Moustakas lost 11-10 to Sano. Moustakas, a lefty hitter, seemed to be on the verge of winning his matchup but fell short on his final seven swings. With time running down, his last attempt one-hopped the fence in right.
Blackmon lost 15-14 to Bellinger, who rallied late. Bellinger tied the score 14-14 on his last swing of regulation and earned 30 seconds bonus time because it was his second bomb of more than 440 feet. He then beat Blackmon on his final swing of bonus time.
Before the Home Run Derby, Blackmon, who bats leadoff for the Rockies and is much smaller than Judge and Stanton at 6-3, 210 pounds, was asked if he felt he belonged in a slugging contest with the aforementioned giants.
"No," Blackmon said as reporters chuckled.
As it turned out, on this night at least, no one could stack up to Judge, who smiled as he let loose with his final swing of the night -- a 458-foot line drive to center field.
The signs at Marlins Park read from fans wearing courtroom robes and white wigs: "Case Dismissed."
New York Yankees Aaron Judge holds the home run derby winning trophy.

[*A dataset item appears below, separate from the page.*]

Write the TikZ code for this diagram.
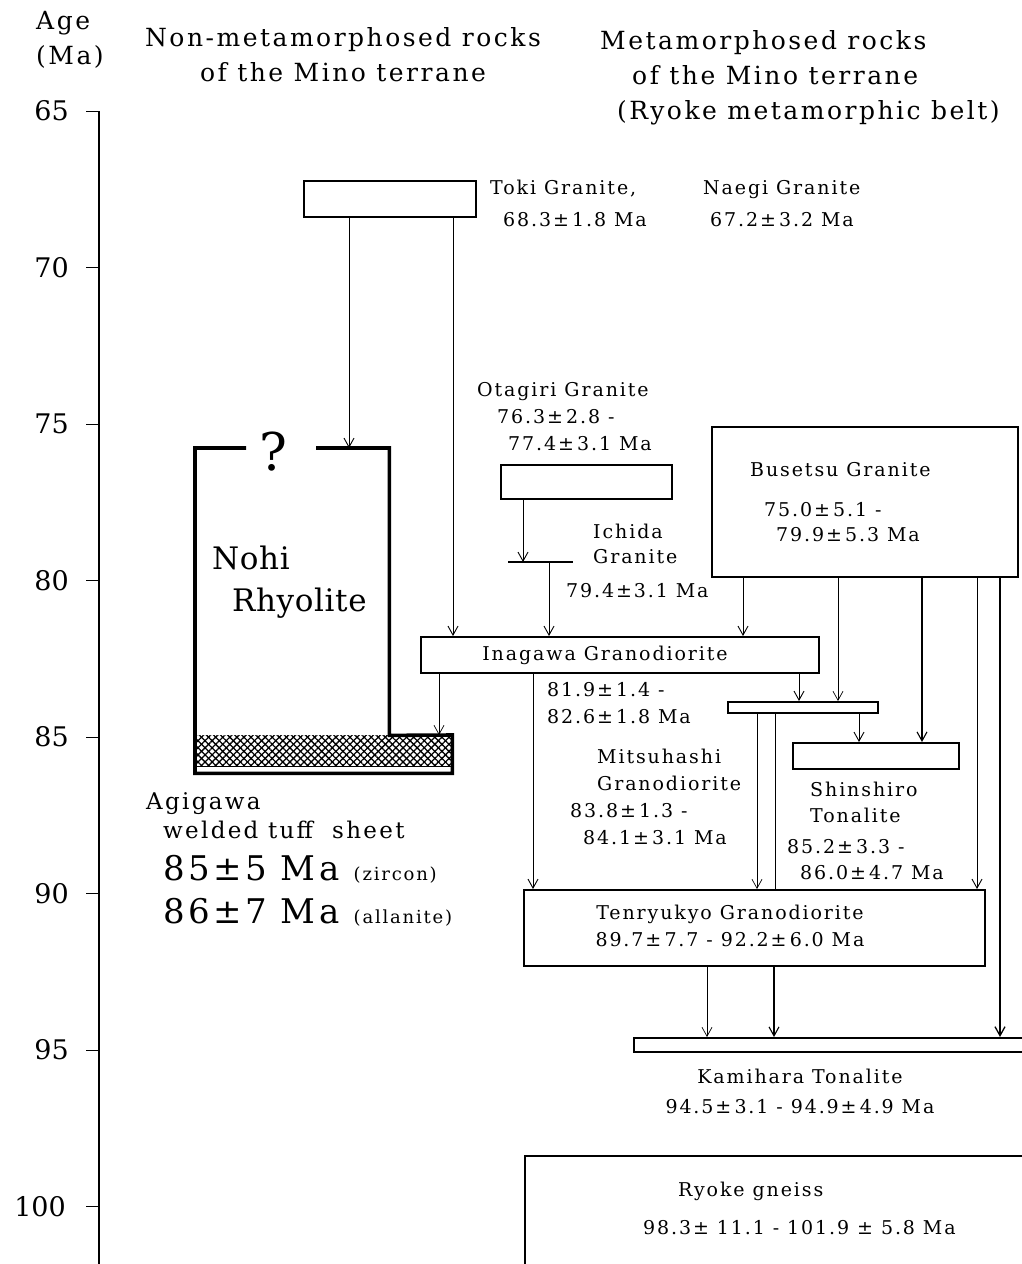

Photo by Gary I Rothstein/UPI
The only hitters to win the Home Run Derby in their home park were Chicago Cubs 2B Ryne Sandberg at Wrigley Field in 1990 and Cincinnati Reds 3B Todd Frazier at the Great American Ballpark in 2015.
The only hitters to repeat as champs since the Derby started in 1985 were Seattle Mariners CF Ken Griffey Jr. in 1998 and 1999 and Oakland A's LF Yoenis Cespedes in 2013 and 2014.
Despite his early exit on Monday, Marlins RF Giancarlo Stanton can take comfort in knowing that his 15 homers this season that have traveled at least 450 feet are the most in the majors.